Après un certain nombre de collectivités, de médias ou de personnalités publiques, c’est désormais au tour des acteurs du monde du livre de déserter le réseau social X (anciennement Twitter). Dirigée par le multi-milliardaire Elon Musk, qui vient par ailleurs d'être nommé à la tête de la Commission à l'efficacité gouvernementale (Doge) par le nouveau du président Donald Trump et soutient allègrement plusieurs partis d’extrême droite, la plateforme est dorénavant considérée comme un danger pour la démocratie, aux yeux de plusieurs éditeurs et institutions culturelles.
Premier acteur majeur de l’édition à avoir rompu avec X, l’éditeur Gallimard a décidé d’y suspendre l’ensemble des activités du groupe Madrigall (dont 29 maisons, huit librairies et 11 structures de diffusion et distribution), il y a déjà trois semaines. « Attaché à la qualité et la pluralité de l’information, Antoine Gallimard, président du groupe Madrigall, a pris la décision de suspendre en ce 20 janvier toute activité sur X (ex-Twitter) des comptes de l’ensemble de ses maisons et librairies », a annoncé la maison sur LinkedIn.

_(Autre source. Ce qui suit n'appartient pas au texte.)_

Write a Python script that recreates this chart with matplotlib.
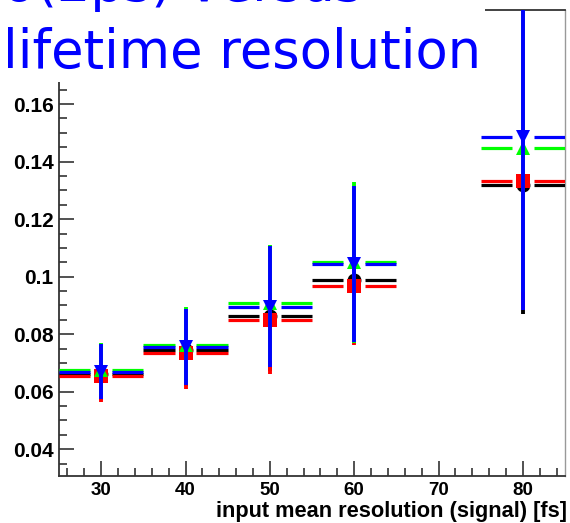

Conserver des espaces de liberté d'expression et de démocratie
Une prise de position qui a encouragé d’autres acteurs à se libérer, à leur tour, de la plateforme. « La liberté d’expression, le respect, la diversité et l’indépendance sont des valeurs fondamentales et motrices dans l’exercice de notre rôle de passeur », a rappelé Actes Sud, le 6 février dernier. L’éditeur, qui dit avoir cessé toute publication de contenu depuis la mi-janvier, n’a cependant pas tout à fait quitté la plateforme, préférant y geler ses comptes. Il appelle néanmoins à « la mobilisation collective des acteurs du monde culturel », en faveur de la création d’un « espace indépendant, libre et démocratique d’échange et de partage d’informations ».

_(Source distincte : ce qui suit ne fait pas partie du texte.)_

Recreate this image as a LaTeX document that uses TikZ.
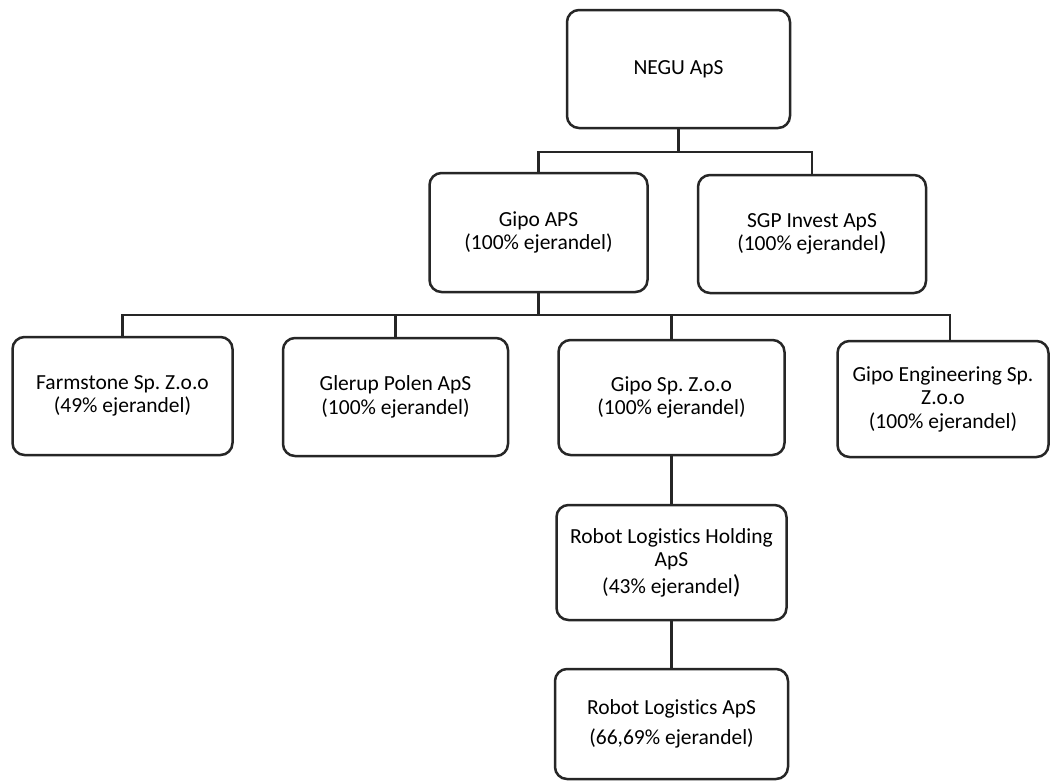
\documentclass[tikz,border=0pt]{standalone}
\usepackage{fontspec}
\setmainfont{Carlito}[Ligatures=NoCommon]
\frenchspacing
\newcommand{\bigpar}{{\fontsize{26}{26}\selectfont)}}
\begin{document}
\begin{tikzpicture}[x=1pt,y=-1pt,
  orgbox/.style={draw=black!85, line width=2.5pt, rounded corners=12pt, align=center,
    inner sep=0pt, fill=white, font=\fontsize{21.5}{23.5}\selectfont},
  link/.style={draw=black!85, line width=2.5pt}]
\useasboundingbox[fill=white] (0,0) rectangle (1051,782);

\node[orgbox, minimum width=223pt, minimum height=118pt] (negu) at (678.5,69) {NEGU ApS};
\node[orgbox, minimum width=218pt, minimum height=119pt] (gipo) at (538.5,232.5) {Gipo APS\\(100\% ejerandel)};
\node[orgbox, minimum width=228pt, minimum height=118pt] (sgp) at (812,234) {SGP Invest ApS\\(100\% ejerandel\bigpar};
\node[orgbox, minimum width=220pt, minimum height=118pt] (farm) at (122.5,396) {Farmstone Sp. Z.o.o\\(49\% ejerandel)};
\node[orgbox, minimum width=225pt, minimum height=118pt] (glerup) at (395.5,397) {Glerup Polen ApS\\(100\% ejerandel)};
\node[orgbox, minimum width=226pt, minimum height=115pt] (gsp) at (671.5,397.5) {Gipo Sp. Z.o.o\\(100\% ejerandel)};
\node[orgbox, minimum width=211pt, minimum height=116pt] (geng) at (943,399) {Gipo Engineering Sp.\\Z.o.o\\(100\% ejerandel)};
\node[orgbox, minimum width=230pt, minimum height=115pt] (rlh) at (671.5,562.5) {Robot Logistics Holding\\ApS\\[3pt](43\% ejerandel\bigpar};
\node[orgbox, minimum width=233pt, minimum height=110pt] (rl) at (671.5,724) {Robot Logistics ApS\\[7pt](66,69\% ejerandel)};

\coordinate (j1) at (678.5,152);
\coordinate (j2) at (538.5,315);
\coordinate (gengtop) at (950,341);

\draw[link] (negu.south) -- (j1);
\draw[link] (gipo.north) |- (j1) -| (sgp.north);
\draw[link] (gipo.south) -- (j2);
\draw[link] (farm.north) |- (j2) -| (gengtop);
\draw[link] (glerup.north) -- (glerup.north |- j2);
\draw[link] (gsp.north) -- (gsp.north |- j2);
\draw[link] (gsp.south) -- (rlh.north);
\draw[link] (rlh.south) -- (rl.north);
\end{tikzpicture}
\end{document}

Plus radicales, les éditions Rivages ont, comme la maison Zulma, décidé de supprimer définitivement leurs comptes. Et ont invité leur public à les rejoindre sur Blueksy, plateforme décentralisée créée en 2019. À la suite de cette initiative de plusieurs pointures de l’édition française, le Centre national du livre (Cnl) s’est également aligné mardi 11 février, faisant valoir une décision « aussi liée à une conscience aigüe des risques d’une utilisation excessive et aveugle des réseaux sociaux, et plus généralement du numérique, à l’heure d’une fragilisation de nos démocraties ».

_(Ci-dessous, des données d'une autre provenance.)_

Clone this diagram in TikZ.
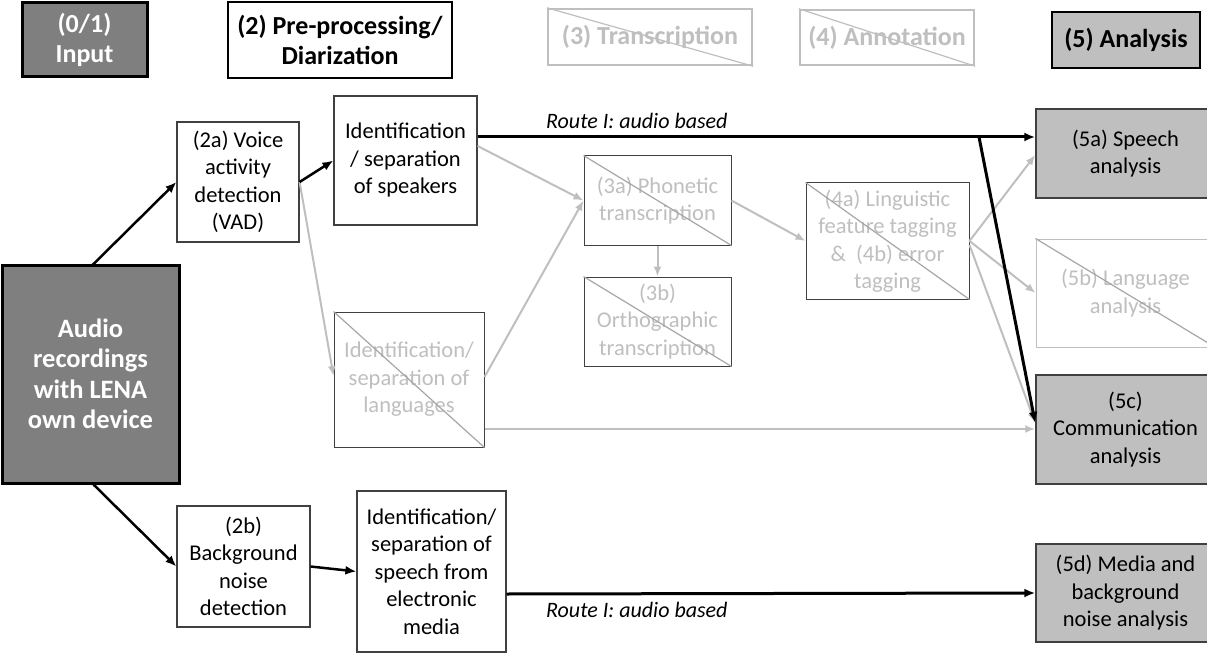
\documentclass[tikz,border=0pt]{standalone}
\usepackage{fontspec}
\setmainfont{Carlito}
\usetikzlibrary{arrows.meta}
\definecolor{dfill}{HTML}{7F7F7F}
\definecolor{lfill}{HTML}{BFBFBF}
\definecolor{offtext}{HTML}{BFBFBF}
\definecolor{offline}{HTML}{A6A6A6}
\definecolor{boxline}{HTML}{404040}
\tikzset{
  txt/.style={font=\fontsize{22.5}{27.5}\selectfont},
  hdr/.style={font=\fontsize{26}{30}\selectfont\bfseries},
  bx/.style={draw=boxline, line width=1.2pt, fill=white, align=center, inner sep=0pt, txt},
  offbx/.style={draw=boxline, line width=1pt, fill=white, align=center, inner sep=0pt, txt, text=offtext},
  resbx/.style={draw=boxline, line width=1.5pt, fill=lfill, align=center, inner sep=0pt, txt},
  blk/.style={line width=2.5pt, -{Latex[length=11pt,width=9pt]}},
  route/.style={line width=3pt},
  gry/.style={draw=offtext, line width=2pt, -{Latex[length=10pt,width=8pt]}},
  diag/.style={draw=offline, line width=1.2pt},
  lbl/.style={font=\fontsize{22}{26}\selectfont\itshape, anchor=west, inner sep=0pt}
}
\begin{document}
\begin{tikzpicture}[x=1pt,y=-1pt]
\useasboundingbox (0,0) rectangle (1207,655);
\begin{scope}
\clip (0,0) rectangle (1207,655);
% headers
\node[draw=black, line width=3pt, fill=dfill, text=white, hdr, align=center, minimum width=125pt, minimum height=74pt, inner sep=0pt] (h1) at (84.5,40) {(0/1)\\Input};
\node[draw=black, line width=2.5pt, fill=white, hdr, align=center, minimum width=224pt, minimum height=76pt, inner sep=0pt] (h2) at (340,40) {(2) Pre-processing/\\Diarization};
\node[draw=offtext, line width=2.5pt, fill=white, text=offtext, hdr, minimum width=204pt, minimum height=56pt, inner sep=0pt] (h3) at (650,37) {(3) Transcription};
\node[draw=offtext, line width=2.5pt, fill=white, text=offtext, hdr, minimum width=174pt, minimum height=55pt, inner sep=0pt] (h4) at (887,37.5) {(4) Annotation};
\node[draw=black, line width=2.5pt, fill=lfill, hdr, minimum width=148pt, minimum height=56pt, inner sep=0pt] (h5) at (1126,40) {(5) Analysis};
\draw[diag, draw=offtext] (h3.north west) -- (h3.south east);
\draw[diag, draw=offtext] (h4.north west) -- (h4.south east);

% input
\node[draw=black, line width=3pt, fill=dfill, text=white, align=center, inner sep=0pt, font=\fontsize{26.5}{30.5}\selectfont\bfseries, minimum width=177pt, minimum height=218pt] (audio) at (90.5,374) {Audio\\recordings\\with LENA\\own device};

% pre-processing
\node[bx, minimum width=122pt, minimum height=120pt] (vad) at (238,182) {(2a) Voice\\activity\\detection\\(VAD)};
\node[bx, minimum width=143pt, minimum height=129pt] (sp) at (405.5,160.5) {Identification\\/ separation\\of speakers};
\node[offbx, minimum width=150pt, minimum height=135pt] (lang) at (409,379.5) {Identification/\\separation of\\languages};
\node[bx, minimum width=133pt, minimum height=121pt] (bg) at (243.5,566.5) {(2b)\\Background\\noise\\detection};
\node[bx, minimum width=149pt, minimum height=161pt] (media) at (431.5,571.5) {Identification/\\separation of\\speech from\\electronic\\media};

% transcription / annotation
\node[offbx, minimum width=147pt, minimum height=89pt] (pho) at (657.5,200.5) {(3a) Phonetic\\transcription};
\node[offbx, minimum width=147pt, minimum height=89pt] (ort) at (657.5,321.5) {(3b)\\Orthographic\\transcription};
\node[offbx, minimum width=163pt, minimum height=116pt] (ann) at (887.5,241) {(4a) Linguistic\\feature tagging\\\&~ (4b) error\\tagging};

% analysis
\node[resbx, minimum width=179pt, minimum height=89pt] (sa) at (1125.5,153.5) {(5a) Speech\\analysis};
\node[offbx, draw=lfill, minimum width=179pt, minimum height=108pt] (la) at (1125.5,293) {(5b) Language\\analysis};
\node[resbx, minimum width=179pt, minimum height=109pt] (ca) at (1125.5,429.5) {(5c)\\Communication\\analysis};
\node[resbx, minimum width=179pt, minimum height=98pt] (ma) at (1125.5,593) {(5d) Media and\\background\\noise analysis};

\foreach \n in {lang,pho,ort,ann,la}{\draw[diag] (\n.north west) -- (\n.south east);}

% gray connectors
\draw[gry] (vad.east) -- (lang.west |- 0,376);
\draw[gry] (sp.east |- 0,146) -- (pho.west);
\draw[gry] (lang.east |- 0,377) -- (pho.west);
\draw[gry] (lang.east |- 0,429) -- (ca.west |- 0,429);
\draw[gry] (pho.south) -- (ort.north);
\draw[gry] (pho.east) -- (ann.west);
\draw[gry] (ann.east) -- (sa.west |- 0,155);
\draw[gry] (ann.east) -- (la.west);
\draw[gry] (ann.east |- 0,245) -- (ca.west |- 0,423);

% black connectors
\coordinate (split) at (979,137);
\draw[blk] (audio.north |- 0,265) ++(2,0) -- (vad.west);
\draw[blk] (vad.east) -- (sp.west);
\draw[route] (sp.east |- 0,137) -- (split);
\draw[route, -{Latex[length=11pt,width=9pt]}] (split) -- (sa.west |- 0,137);
\draw[route, -{Latex[length=11pt,width=9pt]}] (split) -- (ca.west |- 0,423);
\draw[blk] (audio.south) ++(3,0) -- (bg.west);
\draw[blk] (bg.east) -- (media.west);
\draw[route, -{Latex[length=11pt,width=9pt]}] (media.east |- 0,594) -- (ma.west |- 0,593);

% labels
\node[lbl] (r1) at (546,121) {Route I: audio based};
\node[lbl] (r2) at (546,610) {Route I: audio based};
\end{scope}
\end{tikzpicture}
\end{document}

« Une plateforme où l’algorithme amplifie la haine »
Pour cet établissement de référence, « rester sur X en 2025, c’est fermer les yeux sur une dérive préoccupante : celle d’une plateforme où l’algorithme amplifie la haine, promeut les mensonges et valorise des discours extrémistes ». L’institution a également pointé du doigt « un système qui participe au recul des libertés individuelles, des droits sociaux et des valeurs démocratiques, tout en captant notre attention et notre temps au quotidien ». Déjà volontairement absent du réseau social chinois TikTok pour les mêmes motifs, le CNL a néanmoins annoncé que ses actualités et celles des professionnels de la filière continueront d’être diffusées sur d’autres plateformes comme Facebook, Instagram, LinkedIn, mais aussi Bluesky, qu’il a récemment investi.
D’autres, à l’instar de Mâtin, quel journal !, le journal digital des éditions Dargaud, dirigé par Clotilde Palluat, ont mûri les mêmes réflexions. « Après mille ans de tergiversations et forte des récentes déclarations du boysclub étasuniens, la joyeuse équipe de Mâtin a : fermé son compte X, ouvert un compte LinkedIn », a révélé l’éditrice et rédactrice en chef sur son propre compte Instagram. « On fait ce choix, car on a besoin de sortir de la logique de Meta seule, qui est trop versatile et imprévisible. Et qu’on ne peut pas mettre tous nos œufs dans le même (vilain) panier. Mais aussi parce que sur LinkedIn, il y a un public professionnel qui nous intéresse (…) », a-t-elle ajouté.
Le phénomène a aussi gagné les bibliothèques, celle de l’université de Strasbourg (Bnu) ayant annoncé sobrement début janvier son départ de la plateforme, imitée un mois plus tard par la médiathèque de la Canopée.